What would it be like to have an authentic, world-class Grand Tour in our backyard? (With all of the best teams and all of their team leaders committed to winning.) I’m sure I’m not the only bike nut who has fantasized about this. Just for the heck of it, while we wait for the really big races to start showing up on OLN in a month or two, let’s play make-believe here: let’s imagine what it would be like to have an annual Grand Tour in California...a fourth marquee stage race on a par with the Giro, Tour, and Vuelta...

On some levels, this is going to take a lot of imagination. But it’s just a fantasy, so we can be as freewheeling with our fancies as we please. Let’s begin by pretending the Atlantic Ocean isn’t there, or at any rate doesn’t impede the free flow of world-class teams and talent--and fans--between our stage race and all those other big events. Next, let’s imagine there is a 13th month in the year, wedged in, say, between July and August. That’s the window we need to give our poor racers time to recover between the Tour and the Vuelta. There is hardly enough time between the grand tours as it is, at least if you listen to the current crop of riders: very few of them do even two of the big stage races anymore, let alone three. So in addition to putting another month of mellow weather into the summer calendar, and a pair of fresh legs on each rider, we also need to give these guys some serious motivation to do our tour. Two things will do that: prestige and money.
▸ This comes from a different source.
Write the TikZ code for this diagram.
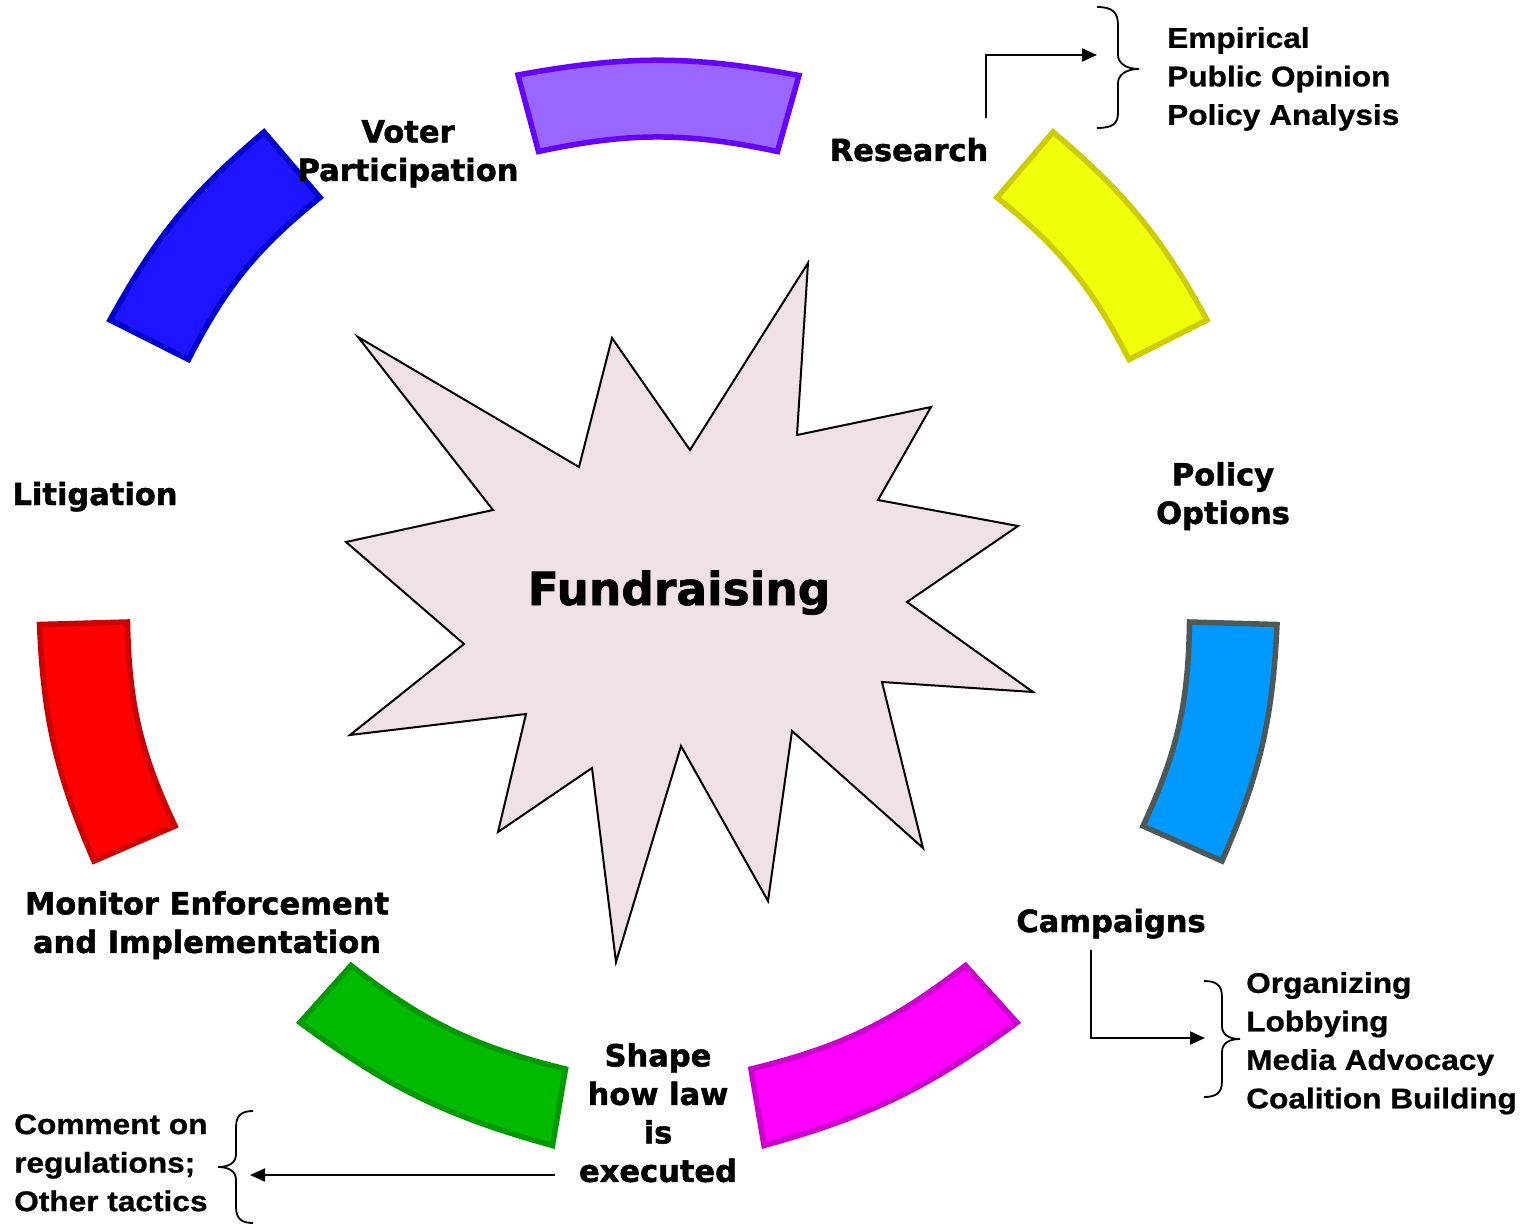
\documentclass[tikz,border=0pt]{standalone}
\usepackage{fontspec}
\usetikzlibrary{arrows.meta}
\newfontfamily\heavyfont{DejaVu Sans}[BoldFeatures={FakeBold=1.5}]
\newfontfamily\listfont{Liberation Sans}[FakeStretch=1.11, BoldFeatures={FakeBold=0.8}]

\definecolor{purpF}{RGB}{153,102,255}\definecolor{purpD}{RGB}{102,0,255}
\definecolor{yelF}{RGB}{240,255,10}\definecolor{yelD}{RGB}{204,204,0}
\definecolor{bluF}{RGB}{0,153,255}\definecolor{bluD}{RGB}{77,89,89}
\definecolor{magF}{RGB}{255,0,255}\definecolor{magD}{RGB}{204,0,204}
\definecolor{grnF}{RGB}{0,187,0}\definecolor{grnD}{RGB}{0,153,0}
\definecolor{redF}{RGB}{255,0,0}\definecolor{redD}{RGB}{204,0,0}
\definecolor{dbF}{RGB}{30,20,255}\definecolor{dbD}{RGB}{0,0,204}
\definecolor{burstF}{RGB}{240,224,231}

\begin{document}
\begin{tikzpicture}[x=1pt,y=-1pt,
  seg/.style={line width=5.5pt, line join=miter},
  lbl/.style={font=\heavyfont\bfseries\fontsize{30.5}{38.5}\selectfont, align=center, inner sep=0pt},
  lst/.style={font=\listfont\bfseries\fontsize{28.5}{38.5}\selectfont, align=left, inner sep=0pt},
  conn/.style={line width=2pt},
  arr/.style={conn, -{Triangle[length=15pt,width=13pt]}},
  brc/.style={line width=1.8pt}
]
\useasboundingbox (0,0) rectangle (1534,1225);
\fill[white] (0,0) rectangle (1534,1225);

% ring segments
\draw[seg, draw=purpD, fill=purpF] (518,75) to[bend left=10.5] (799,75.5) -- (777.5,151.5) to[bend right=12] (538.5,151.5) -- cycle;
\draw[seg, draw=yelD, fill=yelF] (1053,132) to[bend left=10.5] (1207,320) -- (1129,359.5) to[bend right=12] (997,197.5) -- cycle;
\draw[seg, draw=bluD, fill=bluF] (1277,624.5) to[bend left=10.5] (1222,861) -- (1143,826) to[bend right=12] (1189.5,622) -- cycle;
\draw[seg, draw=magD, fill=magF] (1017,1022.5) to[bend left=10.5] (764,1145.5) -- (751,1069) to[bend right=12] (965.5,965.5) -- cycle;
\draw[seg, draw=grnD, fill=grnF] (552.5,1145.5) to[bend left=10.5] (300,1022.5) -- (351,965.5) to[bend right=12] (565.5,1069) -- cycle;
\draw[seg, draw=redD, fill=redF] (94,861) to[bend left=10.5] (39.5,624.5) -- (127.5,622) to[bend right=12] (175,826) -- cycle;
\draw[seg, draw=dbD, fill=dbF] (110,320) to[bend left=10.5] (264,132) -- (320,197.5) to[bend right=12] (188.5,359.5) -- cycle;

% starburst
\draw[line width=2pt, line join=miter, fill=burstF]
 (808,263) -- (797,435) -- (931,407) -- (878,500) -- (1018,526) -- (907,602)
 -- (1033,692) -- (882,682) -- (923,848) -- (792,731) -- (768,901) -- (681,746)
 -- (616,962) -- (592,768) -- (498,832) -- (526,714) -- (350,735) -- (464,644)
 -- (346,542) -- (493,510) -- (358,337) -- (579,467) -- (612,338) -- (690,450) -- cycle;
\node[lbl, font=\heavyfont\bfseries\fontsize{45.5}{50}\selectfont, anchor=base] (fund) at (679,605) {Fundraising};

% labels
\node[lbl, anchor=north] (voter) at (408,120) {Voter\\Participation};
\node[lbl, anchor=base] (research) at (909,161) {Research};
\node[lbl, anchor=north] (policy) at (1223,462) {Policy\\Options};
\node[lbl, anchor=base] (campaigns) at (1111,932) {Campaigns};
\node[lbl, anchor=north] (shape) at (658,1043) {Shape\\how law\\is\\executed};
\node[lbl, anchor=north] (monitor) at (207,891) {Monitor Enforcement\\and Implementation};
\node[lbl, anchor=base] (litig) at (95,505) {Litigation};

% lists
\node[lst, anchor=north west] (reslist) at (1167,27) {Empirical\\Public Opinion\\Policy Analysis};
\node[lst, anchor=north west] (camplist) at (1246,972) {Organizing\\Lobbying\\Media Advocacy\\Coalition Building};
\node[lst, anchor=north west] (shapelist) at (14,1114) {Comment on\\regulations;\\Other tactics};

% braces
\draw[brc] (1097,7) .. controls (1112,7) and (1118,12) .. (1118,25) -- (1118,55)
  .. controls (1118,63) and (1126,69) .. (1139,69) .. controls (1126,69) and (1118,75) .. (1118,83)
  -- (1118,113) .. controls (1118,124) and (1112,128) .. (1097,128);
\draw[brc] (1204,981) .. controls (1216,981) and (1222,985) .. (1222,997) -- (1222,1026)
  .. controls (1222,1034) and (1228,1039) .. (1240,1039) .. controls (1228,1039) and (1222,1044) .. (1222,1052)
  -- (1222,1081) .. controls (1222,1093) and (1216,1097) .. (1204,1097);
\draw[brc] (253,1111) .. controls (242,1111) and (236,1115) .. (236,1127) -- (236,1154)
  .. controls (236,1162) and (230,1167) .. (218,1167) .. controls (230,1167) and (236,1172) .. (236,1180)
  -- (236,1207) .. controls (236,1219) and (242,1223) .. (253,1223);

% connectors
\coordinate (resFrom) at (986,118);
\coordinate (resTo) at (1097,55);
\coordinate (campFrom) at (1091,950);
\coordinate (campTo) at (1205,1038);
\coordinate (shapeFrom) at (555,1175);
\coordinate (shapeTo) at (250,1175);
\draw[arr] (resFrom) |- (resTo);
\draw[arr] (campFrom) |- (campTo);
\draw[arr] (shapeFrom) -- (shapeTo);
\end{tikzpicture}
\end{document}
If all the rest of this were solid reality and not a daydream, I can assure you the money would be there. Lots of it...enough to tempt any team. Sponsors would be climbing all over each other to pay the bills and bask in the reflected glory of the event. Cities and towns would be vying for the privilege--no, paying for the privilege--of being a ville d’étape...a start or finish line venue for a stage.

But still, in addition to a big pot of gold at the end of our rainbow, we would need the prestige--the international cachet--of being one of the really, really big prizes in all of sports. So let’s imagine that our stage race has been around for most of a hundred years, growing bigger and more important over that span of time.

Let’s imagine that cycling in America never lost the popularity it had in the days of Major Taylor and Bobby Walthour; that it still draws more spectators and generates more passion and publicity than baseball. (Cycling in America did that, you know...back in the early years of the 20th century. Back when the Tour de France was just a twinkle in the eye of Henri Desgranges, bike racing was the biggest sporting draw in this country.) So, for the purposes of this fantasy, we will roll back the clock a hundred years and rewrite history so that bike racing remains the big deal it had been then, and that all the years in between will be filled with the same epic tales and heroic feats that make the grand old races in Europe so mythic.

Are you still with me here? Okay so far? If you’ve bought into my fantasyland premise up to this point, it gets easier from now on. But wait a second, some of you are saying: what was that you said back there about a stage race in...California...? Isn’t this a national grand tour? Welllll...no, it’s not! Remember, this is my fantasy, and I live and ride in California, so this is where I want my stage race to be. Besides, it makes sense this way, to me anyway. The United States is way too big to host a three-week tour that has any hope of making a big loop all the way around the country, as the Italian, French, and Spanish tours do each year. Besides, who would want to see endless stages slogging away across the vast, flat nothingness of the midwest? If you want that, you’ve got RAAM.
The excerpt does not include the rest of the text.